La difficulté du groupe pétrolier BP à endiguer la marée noire du golfe du Mexique place sous un jour nouveau les forages en eaux profondes, avec des conséquences possibles pour les projets et au moins une certitude: les coûts d'extraction vont grimper, et les cours du baril avec.

   «Ce qui se passe est une affaire qui affecte l'industrie mondiale du gaz et du pétrole et (qui) aura nécessairement un très large impact, non seulement aux États-Unis mais dans le monde entier», a déclaré vendredi Tony Hayward, le patron du groupe pétrolier BP à l'orgine de la pire marée noire de l'histoire des Etats-Unis.

   La veille, il avait confessé au Financial Times que son groupe n'avait «pas les instruments qu'il aurait fallu dans (sa) trousse à outils».

   «Les événements du golfe du Mexique ont démontré que forer à 1 mile (1,6 kilomètre) sous l'eau, plus 2 miles dans la roche sous-marine, revient un peu à envoyer un homme sur la Lune. La technologie pour trouver le pétrole à de telles profondeurs existe (...) mais la technologie pour gérer un désastre à cette distance n'existe pas», souligne David Hufton, analyste de la maison de courtage PVM.

   Devant cette impuissance, les forages pétroliers en eaux très profondes apparaissent sous un jour nouveau.

   Première conséquence directe pour l'industrie: l'administration américaine a décrété un moratoire de six mois sur l'octroi de permis de forages pétroliers en mer, reportant aussi plusieurs projets pétroliers au large de l'Alaska.

   L'impact de ces mesures devrait être relativement minime.

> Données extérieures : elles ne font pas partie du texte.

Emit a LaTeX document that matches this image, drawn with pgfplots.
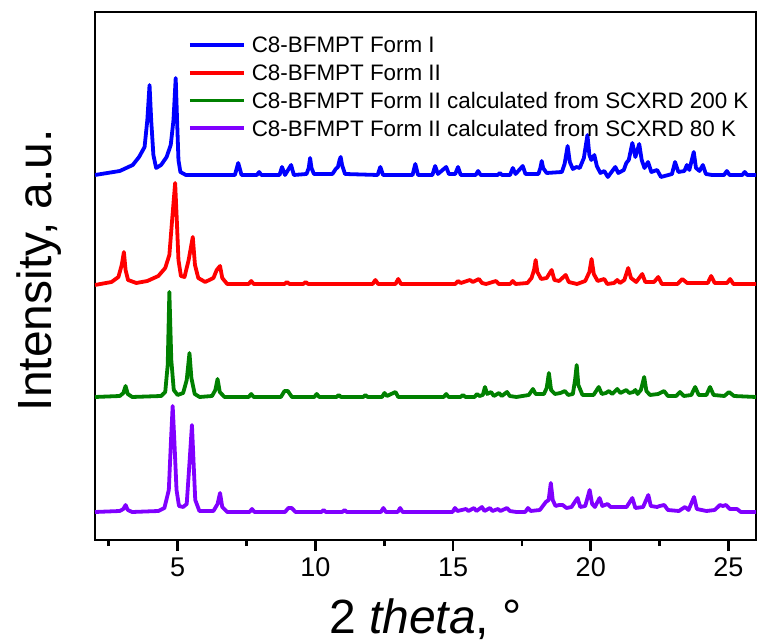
\documentclass[border=0pt]{standalone}
\usepackage{fontspec}
\setmainfont{Liberation Sans}
\usepackage{pgfplots}
\pgfplotsset{compat=1.18}

\definecolor{cBlue}{RGB}{0,0,255}
\definecolor{cRed}{RGB}{255,0,0}
\definecolor{cGreen}{RGB}{0,128,0}
\definecolor{cPurple}{RGB}{128,0,255}

\begin{document}
\begin{tikzpicture}
\useasboundingbox (-47.5pt,-50.5pt) rectangle (331.5pt,270pt);
\begin{axis}[
    scale only axis,
    width=330.5pt, height=264pt,
    xmin=2, xmax=26, ymin=0, ymax=528,
    xtick={5,10,15,20,25},
    minor xtick={2.5,7.5,12.5,17.5,22.5},
    ytick=\empty,
    xtick pos=bottom,
    xtick align=outside,
    major tick length=5.5pt,
    minor tick length=3pt,
    xtick style={draw=black, line width=1.4pt},
    axis line style={line width=1.4pt},
    /pgf/number format/assume math mode=true,
    ticklabel style={font=\fontsize{13.5}{16}\selectfont},
    xlabel={2 \textit{theta}, °},
    ylabel={Intensity, a.u.},
    xlabel style={font=\fontsize{24}{28}\selectfont, at={(axis description cs:0.5,0)}, anchor=base, yshift=-46.5pt},
    ylabel style={font=\fontsize{24}{28}\selectfont, at={(axis description cs:-0.0651,0.511)}, anchor=base, rotate=0},
    no markers,
    every axis plot/.append style={line width=1.9pt, line join=round},
    legend cell align=left,
    legend image code/.code={\draw[#1] (0pt,0pt) -- (27pt,0pt);},
    legend style={draw=none, fill=none, inner sep=0pt, outer sep=0pt,
        at={(axis description cs:0.1407,0.9637)}, anchor=north west,
        font=\fontsize{11.2}{13}\selectfont, row sep=0pt, column sep=3pt,
        nodes={inner sep=0pt, text height=10.9pt, text depth=2.95pt}},
]
\addplot[cBlue] coordinates {
(2.00,365) (2.90,369) (3.37,375) (3.60,383) (3.80,393) (3.90,420) (3.98,455) (4.04,420) (4.12,385) (4.22,372) (4.40,375) (4.60,383) (4.75,395) (4.85,420) (4.93,462) (4.98,420) (5.03,380) (5.10,368) (5.30,365)
(7.08,365) (7.20,377) (7.32,365)
(7.88,365) (7.96,368) (8.04,365)
(8.70,365) (8.79,373) (8.90,365) (9.12,375) (9.22,365)
(9.68,366) (9.76,372) (9.81,382) (9.86,372) (9.95,366)
(10.62,366) (10.74,371) (10.82,373) (10.88,380) (10.92,383) (10.97,375) (11.08,366)
(12.26,365) (12.36,373) (12.46,365)
(13.53,365) (13.63,376) (13.73,365)
(14.25,365) (14.35,374) (14.45,366) (14.75,373) (14.85,366) (15.08,366) (15.18,373) (15.28,365)
(15.82,365) (15.91,369) (16.00,365)
(16.62,365) (16.70,367) (16.78,365)
(17.07,365) (17.17,372) (17.27,366) (17.53,374) (17.63,366)
(18.10,366) (18.17,372) (18.22,379) (18.27,372) (18.40,367)
(18.95,368) (19.05,376) (19.16,394) (19.24,378) (19.35,371) (19.48,373) (19.60,372) (19.75,382) (19.88,405) (19.95,385) (20.02,380) (20.13,385) (20.22,374) (20.35,367) (20.49,369) (20.62,363) (20.89,373) (21.00,367)
(21.20,370) (21.29,377) (21.38,380) (21.51,397) (21.62,383) (21.76,396) (21.85,380) (21.95,372) (22.08,378) (22.20,368) (22.41,370) (22.55,363)
(22.95,366) (23.06,378) (23.18,368) (23.40,369) (23.49,375) (23.58,370) (23.74,388) (23.82,372) (23.95,369) (24.07,375) (24.18,366) (24.40,365)
(24.84,365) (24.94,369) (25.04,365) (25.50,365) (25.59,368) (25.68,365) (26.00,365)
};
\addlegendentry{C8-BFMPT Form I}
\addplot[cRed] coordinates {
(2.00,255) (2.60,258) (2.85,263) (2.97,275) (3.05,288) (3.11,270) (3.20,260) (3.50,257) (3.90,259) (4.30,264) (4.55,272) (4.70,285) (4.80,320) (4.91,357) (4.97,320) (5.03,280) (5.12,264) (5.25,263) (5.40,280) (5.55,303) (5.63,275) (5.75,262) (6.00,258) (6.30,262) (6.42,270) (6.54,274) (6.62,262) (6.80,256)
(7.58,256) (7.67,259) (7.76,256)
(8.88,256) (8.97,258) (9.06,256) (9.56,256) (9.65,258) (9.74,256)
(12.08,256) (12.18,260) (12.28,256) (12.91,256) (13.01,261) (13.11,256)
(15.08,256) (15.18,259) (15.28,257) (15.61,260) (15.72,258) (15.94,261) (16.05,257) (16.20,256) (16.56,259) (16.66,256) (17.07,256) (17.17,259) (17.27,256)
(17.70,257) (17.85,262) (17.94,270) (18.00,280) (18.06,268) (18.20,261) (18.40,262) (18.58,270) (18.68,260) (18.85,259) (19.09,265) (19.20,258) (19.50,256)
(19.80,259) (19.95,268) (20.03,281) (20.11,266) (20.25,259) (20.49,261) (20.60,256) (20.85,257) (20.96,260) (21.06,257) (21.22,260) (21.36,272) (21.46,262) (21.65,258) (21.87,266) (21.98,258) (22.30,258) (22.45,263) (22.58,256)
(23.15,256) (23.32,261) (23.50,257) (24.25,257) (24.37,264) (24.50,257) (24.95,257) (25.06,261) (25.18,256) (26.00,256)
};
\addlegendentry{C8-BFMPT Form II}
\addplot[cGreen] coordinates {
(2.00,143) (2.90,144) (3.03,147) (3.11,154) (3.19,146) (3.35,143) (4.40,144) (4.55,148) (4.64,175) (4.70,248) (4.77,180) (4.86,150) (5.00,145) (5.20,147) (5.33,160) (5.43,187) (5.50,162) (5.62,146) (5.80,143) (6.25,144) (6.37,150) (6.45,161) (6.53,148) (6.70,143)
(7.58,143) (7.67,146) (7.76,143)
(8.75,143) (8.88,149) (9.00,149) (9.15,143)
(9.96,143) (10.05,146) (10.14,143) (10.77,143) (10.85,145) (10.93,143) (11.74,143) (11.82,145) (11.90,143)
(12.42,143) (12.51,147) (12.60,144) (12.91,148) (13.01,143)
(14.66,143) (14.75,146) (14.84,143) (15.27,143) (15.36,145) (15.45,143) (15.78,143) (15.87,146) (15.96,144) (16.08,145) (16.16,153) (16.24,146) (16.38,148) (16.48,144) (16.67,147) (16.77,144) (16.96,148) (17.06,144) (17.30,143)
(17.75,145) (17.90,151) (18.00,146) (18.30,146) (18.40,152) (18.48,167) (18.56,150) (18.70,146) (18.90,147) (19.06,149) (19.18,145) (19.35,146) (19.43,160) (19.49,175) (19.55,155) (19.70,145) (20.10,145) (20.29,153) (20.40,146) (20.55,147) (20.66,149) (20.78,146) (20.96,151) (21.08,147) (21.29,150) (21.40,147) (21.55,148) (21.62,150) (21.70,146) (21.82,150) (21.94,163) (22.02,149) (22.15,145) (22.45,146) (22.66,149) (22.80,144) (23.10,144) (23.24,148) (23.38,144) (23.65,145) (23.79,153) (23.92,145) (24.20,145) (24.33,153) (24.46,145) (24.85,144) (25.02,148) (25.20,144) (26.00,143)
};
\addlegendentry{C8-BFMPT Form II calculated from SCXRD 200 K}
\addplot[cPurple] coordinates {
(2.00,28) (2.90,29) (3.03,31) (3.11,35) (3.19,30) (3.35,28) (4.30,29) (4.52,32) (4.68,50) (4.76,100) (4.82,134) (4.88,100) (4.96,50) (5.05,34) (5.20,33) (5.33,36) (5.43,77) (5.52,115) (5.58,77) (5.64,40) (5.79,29) (6.30,29) (6.45,36) (6.54,47) (6.62,33) (6.80,28)
(7.61,28) (7.70,31) (7.79,28) (8.90,28) (9.02,32) (9.14,32) (9.28,28) (10.22,28) (10.30,30) (10.38,28) (10.98,28) (11.06,30) (11.14,28)
(12.38,28) (12.47,32) (12.56,28) (12.99,28) (13.08,32) (13.17,28)
(14.98,28) (15.07,32) (15.16,29) (15.47,31) (15.56,29) (15.76,32) (15.85,29) (16.05,33) (16.14,29) (16.34,32) (16.43,29) (16.63,31) (16.72,29) (16.96,32) (17.06,29) (17.30,28)
(17.62,28) (17.72,32) (17.82,29) (18.15,30) (18.37,38) (18.47,40) (18.55,57) (18.62,40) (18.72,34) (18.85,35) (18.98,35) (19.12,32) (19.30,33) (19.52,42) (19.62,33) (19.80,34) (19.96,50) (20.05,36) (20.15,33) (20.32,42) (20.42,34) (20.61,36) (20.72,33) (20.95,33) (21.30,33) (21.51,42) (21.62,32) (21.90,33) (22.09,45) (22.18,34) (22.41,33) (22.50,34) (22.67,35) (22.80,30) (23.20,29) (23.42,33) (23.55,30) (23.75,43) (23.85,31) (24.20,29) (24.50,30) (24.69,35) (24.80,34) (24.91,35) (25.05,31) (25.31,31) (25.45,28) (26.00,28)
};
\addlegendentry{C8-BFMPT Form II calculated from SCXRD 80 K}
\end{axis}
\end{tikzpicture}
\end{document}
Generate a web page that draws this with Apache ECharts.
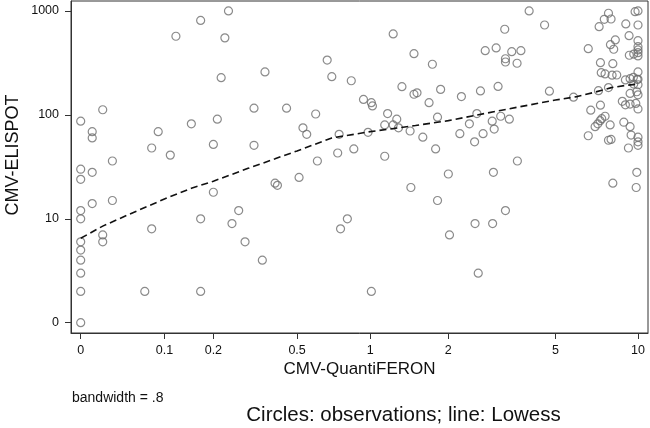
<!DOCTYPE html>
<html>
<head>
<meta charset="utf-8">
<script src="https://cdn.jsdelivr.net/npm/echarts@6/dist/echarts.min.js"></script>
<style>
html,body{margin:0;padding:0;background:#fff;}
#chart{width:650px;height:428px;}
</style>
</head>
<body>
<div id="chart"></div>
<script>
// Tick labels
const xTickVals = [0, 0.1, 0.2, 0.5, 1, 2, 5, 10];
const yTickVals = [0, 10, 100, 1000];

// Observations: CMV-QuantiFERON (x) and CMV-ELISPOT (y)
const obsQuantiferon = [
  0.12, 0.02, 0, 0.01, 0.01, 0.09, 0.08, 0.11, 0.03, 0, 0.01, 0, 0.01, 0.03, 0, 0, 0.02, 0.02, 0.08, 0, 0, 0, 0, 0, 0.07, 0,
  0.24, 0.17, 0.23, 0.22, 0.36, 0.32, 0.45, 0.15, 0.21, 0.20, 0.32,
  0.20, 0.17, 0.27, 0.25, 0.29, 0.35, 0.17, 0.40, 0.41, 0.51,
  1.23, 1.48, 0.67, 0.70, 0.84, 1.33, 1.48, 1.52, 0.94, 1.01, 1.02, 0.60, 1.17, 1.27, 0.53, 0.55, 1.14, 1.23, 1.29, 1.43, 0.75, 0.98, 1.60, 0.86, 0.74, 0.61, 1.14,
  1.44, 0.81, 0.76, 1.01,
  4.00, 3.25, 2.75, 3.02, 3.45, 3.73, 3.27, 3.27, 3.61, 1.74, 4.56, 1.87, 2.64, 3.07, 2.24, 1.69, 1.82, 2.56, 3.14, 3.38, 2.92, 2.40, 2.97, 2.21, 2.70, 2.51, 1.79, 3.62, 2.00, 2.95,
  1.82, 3.27, 2.52, 2.93, 2.02, 2.59,
  6.59, 7.81, 7.54, 7.98, 7.22, 9.03, 9.76, 10, 10, 8.27, 7.94, 8.16, 9.28, 10, 10, 10, 10, 10, 9.30, 9.65,
  7.30, 8.10, 7.35, 7.59, 8.05, 8.37, 10, 9.0, 9.36, 9.62, 9.93, 10, 9.65, 10, 9.36, 9.9, 10, 4.75, 7.18, 7.81,
  5.82, 8.77, 9.0, 9.36, 9.82, 10, 7.30, 6.73, 7.59, 7.38, 7.28, 7.14, 6.98, 7.92, 6.59, 8.88, 9.36, 9.44, 10, 10,
  10, 7.81, 7.98, 9.23, 9.9, 8.10, 9.85
];
const obsElispot = [
  570, 111, 86, 68, 59, 68, 47, 40, 35, 29, 27, 23, 13, 14, 11, 9, 6, 5, 7, 5, 4, 3, 2, 1, 1, 0,
  1000, 810, 550, 227, 258, 115, 115, 81, 90, 51, 50,
  17, 9, 11, 8, 5, 3, 1, 21, 20, 24,
  600, 387, 336, 232, 212, 186, 157, 162, 140, 130, 121, 101, 102, 90, 74, 64, 79, 79, 74, 69, 64, 67, 60, 46, 42, 35, 39,
  19, 9, 7, 1,
  1000, 666, 414, 440, 405, 414, 346, 322, 313, 306, 732, 175, 169, 187, 149, 130, 94, 102, 96, 90, 86, 81, 72, 65, 65, 54, 46, 35, 26, 27,
  14, 11, 8, 8, 6, 2,
  433, 950, 831, 836, 705, 749, 984, 1000, 732, 525, 473, 427, 577, 517, 452, 421, 396, 368, 374, 384,
  317, 310, 254, 247, 240, 241, 258, 216, 222, 229, 219, 219, 197, 194, 160, 166, 155, 168, 170, 182,
  147, 134, 124, 126, 128, 113, 123, 110, 96, 91, 87, 81, 76, 79, 62, 84, 76, 63, 60, 54,
  50, 56, 57, 47, 27, 21, 19
];

// Lowess curve
const lowessQuantiferon = [0, 0.02, 0.05, 0.1, 0.15, 0.2, 0.3, 0.4, 0.5, 0.7, 1, 1.5, 2, 3, 4, 5, 6, 7, 8, 9, 10];
const lowessElispot = [5.5, 7.5, 10.1, 14.5, 18.7, 22, 29.6, 36.8, 44, 59, 68, 78, 87, 107, 123.5, 138, 149, 165, 182, 191, 197];

// Axis transforms (log scales with offsets, as in the original)
const tx = v => Math.log10(v + 0.1);
const ty = v => Math.log10(v + 1);
const yTickPos = v => (v === 0 ? 0 : Math.log10(v));

const FONT = '"Liberation Sans", Arial, Helvetica, sans-serif';

const xTickPositions = xTickVals.map(tx);
const yTickPositions = yTickVals.map(yTickPos);

function labelFor(positions, vals, value) {
  for (let i = 0; i < positions.length; i++) {
    if (Math.abs(positions[i] - value) < 1e-6) return String(vals[i]);
  }
  return '';
}

const scatterData = obsQuantiferon.map((q, i) => [tx(q), ty(obsElispot[i])]);
const lowessData = lowessQuantiferon.map((q, i) => [tx(q), ty(lowessElispot[i])]);

const chart = echarts.init(document.getElementById('chart'), null, {renderer: 'canvas'});
chart.setOption({
  animation: false,
  backgroundColor: '#fff',
  grid: {left: 71, right: 2, top: 1, bottom: 95, show: true, borderColor: '#333', borderWidth: 1},
  xAxis: {
    type: 'value', min: -1.0349, max: 1.0403,
    splitLine: {show: false},
    axisLine: {onZero: false, lineStyle: {color: '#333', width: 1}},
    axisTick: {customValues: xTickPositions, length: 6, lineStyle: {color: '#333'}},
    axisLabel: {
      customValues: xTickPositions, margin: 11, fontSize: 12.5, color: '#111', fontFamily: FONT,
      formatter: v => labelFor(xTickPositions, xTickVals, v)
    }
  },
  yAxis: {
    type: 'value', min: -0.099, max: 3.096,
    splitLine: {show: false},
    axisLine: {show: true, onZero: false, lineStyle: {color: '#333', width: 1}},
    axisTick: {show: true, customValues: yTickPositions, length: 6, lineStyle: {color: '#333'}},
    axisLabel: {
      customValues: yTickPositions, margin: 12, fontSize: 12.5, color: '#111', fontFamily: FONT,
      formatter: v => labelFor(yTickPositions, yTickVals, v)
    }
  },
  series: [
    {
      type: 'scatter', data: scatterData, symbol: 'circle', symbolSize: 8,
      itemStyle: {color: 'rgba(0,0,0,0)', borderColor: '#6e6e6e', borderWidth: 1.2},
      emphasis: {disabled: true}
    },
    {
      type: 'line', data: lowessData, showSymbol: false, smooth: false,
      lineStyle: {color: '#111', width: 1.6, type: [7, 4]},
      emphasis: {disabled: true}
    }
  ],
  graphic: [
    {type: 'text', x: 13, y: 155, rotation: Math.PI / 2,
     style: {text: 'CMV-ELISPOT', fontSize: 18, fontFamily: FONT, fill: '#111', textAlign: 'center', textVerticalAlign: 'middle'}},
    {type: 'text', x: 359.5, y: 369,
     style: {text: 'CMV-QuantiFERON', fontSize: 17, fontFamily: FONT, fill: '#111', textAlign: 'center', textVerticalAlign: 'middle'}},
    {type: 'text', x: 72, y: 398,
     style: {text: 'bandwidth = .8', fontSize: 14, fontFamily: FONT, fill: '#111', textAlign: 'left', textVerticalAlign: 'middle'}},
    {type: 'text', x: 403.5, y: 415,
     style: {text: 'Circles: observations; line: Lowess', fontSize: 20.5, fontFamily: FONT, fill: '#111', textAlign: 'center', textVerticalAlign: 'middle'}}
  ]
});
</script>
</body>
</html>
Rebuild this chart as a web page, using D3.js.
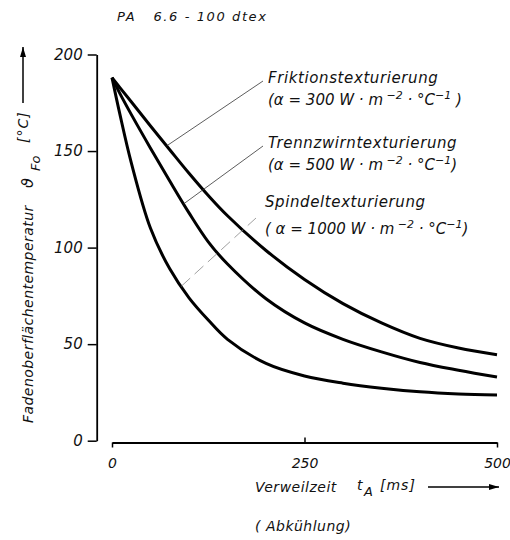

Selon une étude de Wood Machenzie, elles réduiraient de 80 000 barils par jour la production mondiale en 2011, soit moins de 1% du total.

   Mais les conséquences de la catastrophe sur les approvisionnements devraient aller bien au-delà de ces restrictions.

   «L'incertitude sur l'avenir des forages pétroliers en eaux profondes est maintenant considérable, aux États-Unis et ailleurs», souligne Helen Henton, analyste de la banque Standard Chartered.

   Pour le marché américain, ces doutes ne sont pas anodins. Le golfe du Mexique représente 19% des réserves d'or noir américaines, dont 80% en eaux profondes, et 29% de la production nationale, précise l'analyste.

   Selon l'Agence nationale de l'énergie, cette région est essentielle pour assurer l'offre future de la planète: elle devrait fournir un demi-million de barils par jour en plus de son actuel niveau de production entre 2008 et 2014.

   La catastrophe pourrait même avoir un impact sur l'exploitation d'un gisement encore plus prometteur: les réserves offshore du Brésil, 50 milliards de barils de brut prisonniers d'une épaisse couche de sel à 7000 mètres de profondeur.

   Elle démontre en outre la difficulté des compagnies privées d'avoir accès à de nouvelles réserves: écartées des grands gisements «faciles» du Moyen-Orient - à l'exception notable de l'Irak - elles doivent chercher le pétrole dans des conditions de plus en plus périlleuses.

   «Le monde a besoin de l'apport du pétrole (issu) des eaux profondes, et l'Amérique peut grandement profiter des ressources du golfe du Mexique», a d'ailleurs fait valoir M. Hayward.

   Cela apporte aussi de l'eau au moulin des défenseurs du «pic pétrolier», les experts convaincus que l'ère des hydrocarbures est bientôt révolue. Relayée par le marché, cette théorie avait largement participé à la flambée des cours des hydrocarbures en 2008.

   «L'industrie fore à des profondeurs aussi extrêmes uniquement parce qu'elle a peu d'alternatives (...), ce qui est un signe clair de l'imminence du pic pétrolier», écrit par exemple dans le quotidien The Independant David Strahan, auteur de «The last oil shock» (Le dernier choc pétrolier).

   «La conséquence ultime (de la marée noire) sera de ralentir le développement des projets en eaux profondes, d'augmenter les coûts de production, ce qui fera grimper les prix du pétrole à long terme», conclut Mme Henton.

   «Il est surprenant que les prix du baril n'aient pas réagi plus fortement», abonde M. Hufton.